[START OF Materials provided]
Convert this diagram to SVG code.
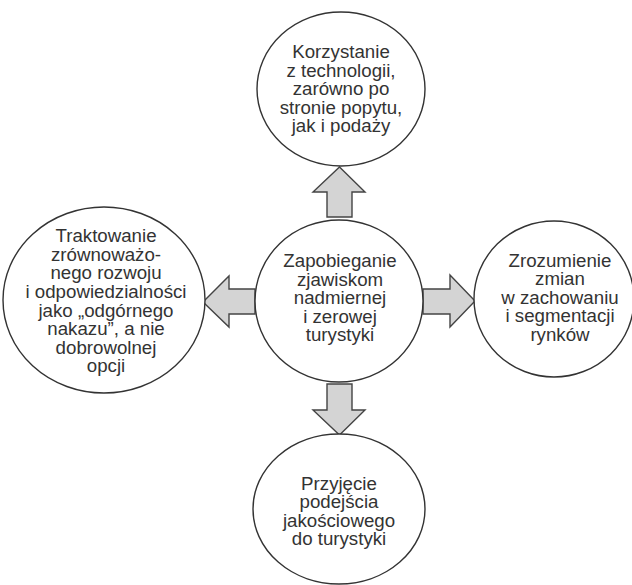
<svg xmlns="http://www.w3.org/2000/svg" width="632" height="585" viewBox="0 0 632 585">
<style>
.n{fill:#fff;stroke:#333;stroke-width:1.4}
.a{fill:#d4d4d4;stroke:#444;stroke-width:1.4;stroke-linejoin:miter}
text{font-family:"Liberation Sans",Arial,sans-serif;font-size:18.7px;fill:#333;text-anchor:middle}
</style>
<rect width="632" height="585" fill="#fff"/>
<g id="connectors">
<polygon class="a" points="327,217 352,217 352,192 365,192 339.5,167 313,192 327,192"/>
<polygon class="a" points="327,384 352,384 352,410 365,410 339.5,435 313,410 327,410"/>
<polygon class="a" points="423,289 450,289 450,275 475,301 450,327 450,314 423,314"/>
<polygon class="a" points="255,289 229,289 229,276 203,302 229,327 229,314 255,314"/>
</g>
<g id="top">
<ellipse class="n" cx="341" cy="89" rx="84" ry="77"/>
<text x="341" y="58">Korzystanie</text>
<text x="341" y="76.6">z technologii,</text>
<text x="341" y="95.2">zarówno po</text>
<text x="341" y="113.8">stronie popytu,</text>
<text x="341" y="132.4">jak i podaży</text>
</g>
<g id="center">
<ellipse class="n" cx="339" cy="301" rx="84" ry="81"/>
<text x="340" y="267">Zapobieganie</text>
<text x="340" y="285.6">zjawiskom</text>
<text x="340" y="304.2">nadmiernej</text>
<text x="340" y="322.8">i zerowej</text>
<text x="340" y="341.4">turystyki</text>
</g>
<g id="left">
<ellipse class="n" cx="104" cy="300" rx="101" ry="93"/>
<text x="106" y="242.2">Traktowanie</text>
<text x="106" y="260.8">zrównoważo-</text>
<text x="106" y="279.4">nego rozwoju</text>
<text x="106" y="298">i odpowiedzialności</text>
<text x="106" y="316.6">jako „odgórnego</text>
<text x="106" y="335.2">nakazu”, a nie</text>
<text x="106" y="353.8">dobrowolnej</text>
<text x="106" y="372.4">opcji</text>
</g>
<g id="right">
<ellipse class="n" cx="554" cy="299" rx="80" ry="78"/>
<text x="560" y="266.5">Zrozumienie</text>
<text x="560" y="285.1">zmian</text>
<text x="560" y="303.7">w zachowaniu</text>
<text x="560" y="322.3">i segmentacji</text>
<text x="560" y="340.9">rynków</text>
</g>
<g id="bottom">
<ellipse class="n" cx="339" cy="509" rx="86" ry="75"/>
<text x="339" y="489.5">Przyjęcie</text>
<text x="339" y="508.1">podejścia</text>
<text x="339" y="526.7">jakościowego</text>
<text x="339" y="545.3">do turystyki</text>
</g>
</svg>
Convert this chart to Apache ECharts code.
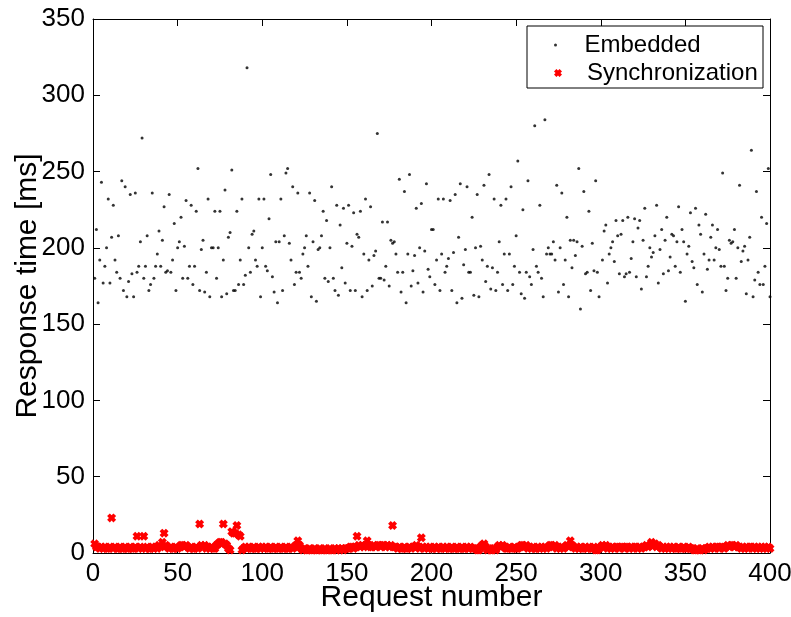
[END OF Materials provided]
Short exercise: Reproduce each line word for word and drop the pictures.

Reply to the exercise:
Convert this diagram to SVG code.
<svg xmlns="http://www.w3.org/2000/svg" width="632" height="585" viewBox="0 0 632 585">
<style>
.n{fill:#fff;stroke:#333;stroke-width:1.4}
.a{fill:#d4d4d4;stroke:#444;stroke-width:1.4;stroke-linejoin:miter}
text{font-family:"Liberation Sans",Arial,sans-serif;font-size:18.7px;fill:#333;text-anchor:middle}
</style>
<rect width="632" height="585" fill="#fff"/>
<g id="connectors">
<polygon class="a" points="327,217 352,217 352,192 365,192 339.5,167 313,192 327,192"/>
<polygon class="a" points="327,384 352,384 352,410 365,410 339.5,435 313,410 327,410"/>
<polygon class="a" points="423,289 450,289 450,275 475,301 450,327 450,314 423,314"/>
<polygon class="a" points="255,289 229,289 229,276 203,302 229,327 229,314 255,314"/>
</g>
<g id="top">
<ellipse class="n" cx="341" cy="89" rx="84" ry="77"/>
<text x="341" y="58">Korzystanie</text>
<text x="341" y="76.6">z technologii,</text>
<text x="341" y="95.2">zarówno po</text>
<text x="341" y="113.8">stronie popytu,</text>
<text x="341" y="132.4">jak i podaży</text>
</g>
<g id="center">
<ellipse class="n" cx="339" cy="301" rx="84" ry="81"/>
<text x="340" y="267">Zapobieganie</text>
<text x="340" y="285.6">zjawiskom</text>
<text x="340" y="304.2">nadmiernej</text>
<text x="340" y="322.8">i zerowej</text>
<text x="340" y="341.4">turystyki</text>
</g>
<g id="left">
<ellipse class="n" cx="104" cy="300" rx="101" ry="93"/>
<text x="106" y="242.2">Traktowanie</text>
<text x="106" y="260.8">zrównoważo-</text>
<text x="106" y="279.4">nego rozwoju</text>
<text x="106" y="298">i odpowiedzialności</text>
<text x="106" y="316.6">jako „odgórnego</text>
<text x="106" y="335.2">nakazu”, a nie</text>
<text x="106" y="353.8">dobrowolnej</text>
<text x="106" y="372.4">opcji</text>
</g>
<g id="right">
<ellipse class="n" cx="554" cy="299" rx="80" ry="78"/>
<text x="560" y="266.5">Zrozumienie</text>
<text x="560" y="285.1">zmian</text>
<text x="560" y="303.7">w zachowaniu</text>
<text x="560" y="322.3">i segmentacji</text>
<text x="560" y="340.9">rynków</text>
</g>
<g id="bottom">
<ellipse class="n" cx="339" cy="509" rx="86" ry="75"/>
<text x="339" y="489.5">Przyjęcie</text>
<text x="339" y="508.1">podejścia</text>
<text x="339" y="526.7">jakościowego</text>
<text x="339" y="545.3">do turystyki</text>
</g>
</svg>
Convert this chart to Apache ECharts code.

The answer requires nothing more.